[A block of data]
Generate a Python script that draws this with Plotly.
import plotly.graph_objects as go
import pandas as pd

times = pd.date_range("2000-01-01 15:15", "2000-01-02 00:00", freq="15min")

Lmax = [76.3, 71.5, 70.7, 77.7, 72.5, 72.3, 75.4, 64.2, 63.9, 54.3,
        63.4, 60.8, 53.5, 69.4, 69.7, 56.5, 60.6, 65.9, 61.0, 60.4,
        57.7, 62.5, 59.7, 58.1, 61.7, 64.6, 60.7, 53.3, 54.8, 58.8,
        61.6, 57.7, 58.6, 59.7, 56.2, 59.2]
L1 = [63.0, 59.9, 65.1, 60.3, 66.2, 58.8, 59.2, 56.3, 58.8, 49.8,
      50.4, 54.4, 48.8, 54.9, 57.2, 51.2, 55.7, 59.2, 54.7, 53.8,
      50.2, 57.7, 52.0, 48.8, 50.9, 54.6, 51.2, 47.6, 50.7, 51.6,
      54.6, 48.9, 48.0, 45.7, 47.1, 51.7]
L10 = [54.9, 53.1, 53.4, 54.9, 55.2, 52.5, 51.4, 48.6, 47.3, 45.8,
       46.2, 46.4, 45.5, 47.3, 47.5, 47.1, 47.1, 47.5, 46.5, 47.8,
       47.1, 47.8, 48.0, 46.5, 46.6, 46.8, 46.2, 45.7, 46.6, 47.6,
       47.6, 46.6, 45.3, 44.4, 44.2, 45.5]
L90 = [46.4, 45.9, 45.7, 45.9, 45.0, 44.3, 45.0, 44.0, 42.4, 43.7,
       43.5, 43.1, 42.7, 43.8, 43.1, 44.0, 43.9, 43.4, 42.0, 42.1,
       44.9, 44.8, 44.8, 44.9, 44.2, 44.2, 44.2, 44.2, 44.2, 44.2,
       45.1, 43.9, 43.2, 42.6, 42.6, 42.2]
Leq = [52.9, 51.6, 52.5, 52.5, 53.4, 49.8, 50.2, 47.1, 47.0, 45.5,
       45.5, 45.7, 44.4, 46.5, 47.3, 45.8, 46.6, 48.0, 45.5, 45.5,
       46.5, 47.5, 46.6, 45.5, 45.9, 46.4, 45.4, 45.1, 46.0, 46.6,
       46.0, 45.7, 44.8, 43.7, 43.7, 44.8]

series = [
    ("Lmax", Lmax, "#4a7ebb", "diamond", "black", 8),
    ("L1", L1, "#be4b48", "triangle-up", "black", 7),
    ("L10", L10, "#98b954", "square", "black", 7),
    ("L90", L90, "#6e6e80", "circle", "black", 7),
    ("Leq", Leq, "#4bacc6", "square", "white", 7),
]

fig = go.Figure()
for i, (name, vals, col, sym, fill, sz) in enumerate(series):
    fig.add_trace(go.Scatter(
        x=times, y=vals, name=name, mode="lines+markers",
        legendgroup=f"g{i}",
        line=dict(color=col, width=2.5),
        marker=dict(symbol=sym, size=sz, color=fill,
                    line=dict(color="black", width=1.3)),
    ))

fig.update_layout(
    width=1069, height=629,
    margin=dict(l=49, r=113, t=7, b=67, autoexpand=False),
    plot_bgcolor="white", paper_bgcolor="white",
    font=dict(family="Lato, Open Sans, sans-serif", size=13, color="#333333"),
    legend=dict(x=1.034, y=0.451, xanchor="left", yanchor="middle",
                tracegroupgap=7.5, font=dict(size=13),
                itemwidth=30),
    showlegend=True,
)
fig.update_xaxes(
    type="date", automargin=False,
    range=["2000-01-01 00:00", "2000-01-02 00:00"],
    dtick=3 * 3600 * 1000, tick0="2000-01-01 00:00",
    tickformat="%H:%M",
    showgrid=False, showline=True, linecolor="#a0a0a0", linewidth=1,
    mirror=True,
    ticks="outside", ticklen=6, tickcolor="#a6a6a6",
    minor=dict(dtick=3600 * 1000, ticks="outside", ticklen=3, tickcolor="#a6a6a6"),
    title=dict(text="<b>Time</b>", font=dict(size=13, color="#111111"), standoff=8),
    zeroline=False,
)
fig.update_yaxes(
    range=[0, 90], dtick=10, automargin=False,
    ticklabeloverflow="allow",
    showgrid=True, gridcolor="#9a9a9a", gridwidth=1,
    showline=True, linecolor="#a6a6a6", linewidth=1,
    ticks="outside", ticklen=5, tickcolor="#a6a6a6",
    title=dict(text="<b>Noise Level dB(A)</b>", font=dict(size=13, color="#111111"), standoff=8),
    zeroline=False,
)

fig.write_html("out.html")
...
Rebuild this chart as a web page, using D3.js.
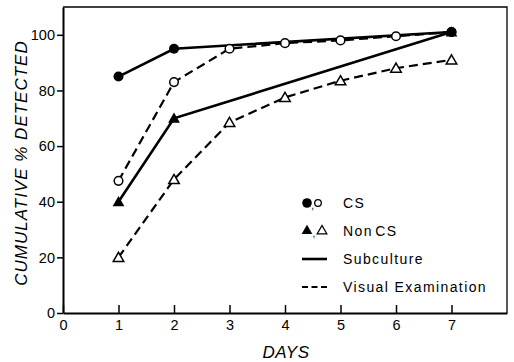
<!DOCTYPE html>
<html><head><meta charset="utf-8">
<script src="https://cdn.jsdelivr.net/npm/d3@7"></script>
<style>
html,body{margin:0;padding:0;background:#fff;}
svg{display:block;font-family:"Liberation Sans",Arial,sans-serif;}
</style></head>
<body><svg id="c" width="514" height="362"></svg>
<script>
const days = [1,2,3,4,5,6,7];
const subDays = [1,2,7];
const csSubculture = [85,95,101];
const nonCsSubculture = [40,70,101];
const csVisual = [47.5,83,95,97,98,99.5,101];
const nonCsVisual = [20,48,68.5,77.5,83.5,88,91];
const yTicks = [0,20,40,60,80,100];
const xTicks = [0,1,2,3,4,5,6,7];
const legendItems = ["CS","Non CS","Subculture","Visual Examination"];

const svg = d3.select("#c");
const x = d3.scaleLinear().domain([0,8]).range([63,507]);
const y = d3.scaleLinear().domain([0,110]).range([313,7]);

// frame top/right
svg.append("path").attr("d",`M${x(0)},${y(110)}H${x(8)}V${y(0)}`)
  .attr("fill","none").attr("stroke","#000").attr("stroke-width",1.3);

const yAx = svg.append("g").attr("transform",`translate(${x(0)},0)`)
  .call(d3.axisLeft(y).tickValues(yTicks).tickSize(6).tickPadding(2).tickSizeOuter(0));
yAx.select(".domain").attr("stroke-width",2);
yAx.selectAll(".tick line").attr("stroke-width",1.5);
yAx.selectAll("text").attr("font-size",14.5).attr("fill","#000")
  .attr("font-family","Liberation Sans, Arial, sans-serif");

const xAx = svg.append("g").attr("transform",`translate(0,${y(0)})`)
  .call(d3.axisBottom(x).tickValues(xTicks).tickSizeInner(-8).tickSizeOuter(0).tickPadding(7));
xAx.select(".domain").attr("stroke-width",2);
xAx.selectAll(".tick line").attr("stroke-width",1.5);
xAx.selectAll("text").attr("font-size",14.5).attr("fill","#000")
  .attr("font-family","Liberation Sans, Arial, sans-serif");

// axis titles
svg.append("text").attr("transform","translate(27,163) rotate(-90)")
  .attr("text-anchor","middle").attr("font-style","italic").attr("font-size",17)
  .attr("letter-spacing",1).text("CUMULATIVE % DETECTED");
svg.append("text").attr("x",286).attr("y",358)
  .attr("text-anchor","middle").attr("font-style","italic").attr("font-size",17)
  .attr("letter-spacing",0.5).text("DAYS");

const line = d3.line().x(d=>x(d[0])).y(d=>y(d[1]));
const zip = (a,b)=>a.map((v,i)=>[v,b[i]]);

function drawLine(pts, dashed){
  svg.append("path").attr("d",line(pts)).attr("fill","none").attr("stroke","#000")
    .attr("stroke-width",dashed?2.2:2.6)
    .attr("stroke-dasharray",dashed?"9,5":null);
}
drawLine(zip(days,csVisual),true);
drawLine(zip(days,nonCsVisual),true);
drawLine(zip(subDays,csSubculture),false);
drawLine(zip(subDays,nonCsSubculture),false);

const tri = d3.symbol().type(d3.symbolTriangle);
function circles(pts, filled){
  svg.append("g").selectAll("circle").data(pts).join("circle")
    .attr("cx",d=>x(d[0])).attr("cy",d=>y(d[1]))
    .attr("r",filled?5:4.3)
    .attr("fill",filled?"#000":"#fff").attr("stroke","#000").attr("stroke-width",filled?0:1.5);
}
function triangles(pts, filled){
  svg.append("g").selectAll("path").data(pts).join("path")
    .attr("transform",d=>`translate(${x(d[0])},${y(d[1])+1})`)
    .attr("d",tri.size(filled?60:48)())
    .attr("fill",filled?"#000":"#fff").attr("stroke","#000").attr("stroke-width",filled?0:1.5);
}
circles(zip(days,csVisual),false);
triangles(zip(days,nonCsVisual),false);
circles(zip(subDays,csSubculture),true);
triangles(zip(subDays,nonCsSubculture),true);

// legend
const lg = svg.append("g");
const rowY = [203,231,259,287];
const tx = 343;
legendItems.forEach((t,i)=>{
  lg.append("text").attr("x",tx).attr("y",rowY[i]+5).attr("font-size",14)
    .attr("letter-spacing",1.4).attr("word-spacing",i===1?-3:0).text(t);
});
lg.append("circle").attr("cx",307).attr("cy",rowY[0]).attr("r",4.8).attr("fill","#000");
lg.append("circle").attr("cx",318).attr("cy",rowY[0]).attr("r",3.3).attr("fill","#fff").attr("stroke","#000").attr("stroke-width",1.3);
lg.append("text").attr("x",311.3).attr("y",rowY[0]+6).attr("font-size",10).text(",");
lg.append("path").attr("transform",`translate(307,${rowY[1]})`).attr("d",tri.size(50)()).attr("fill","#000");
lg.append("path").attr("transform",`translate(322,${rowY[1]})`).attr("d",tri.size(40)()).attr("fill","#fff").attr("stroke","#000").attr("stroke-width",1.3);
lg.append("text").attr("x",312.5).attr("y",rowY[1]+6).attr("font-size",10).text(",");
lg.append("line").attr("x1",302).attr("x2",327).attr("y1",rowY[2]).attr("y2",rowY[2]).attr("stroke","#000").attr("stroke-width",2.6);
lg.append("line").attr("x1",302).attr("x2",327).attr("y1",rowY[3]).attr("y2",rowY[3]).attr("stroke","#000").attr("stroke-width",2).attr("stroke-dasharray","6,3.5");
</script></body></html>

## What is asked
Search the data for the string "script". List each line that has it.

## Exercise solution
Generate a Python script that draws this with Plotly.
<script src="https://cdn.jsdelivr.net/npm/d3@7"></script>
<script>
</script></body></html>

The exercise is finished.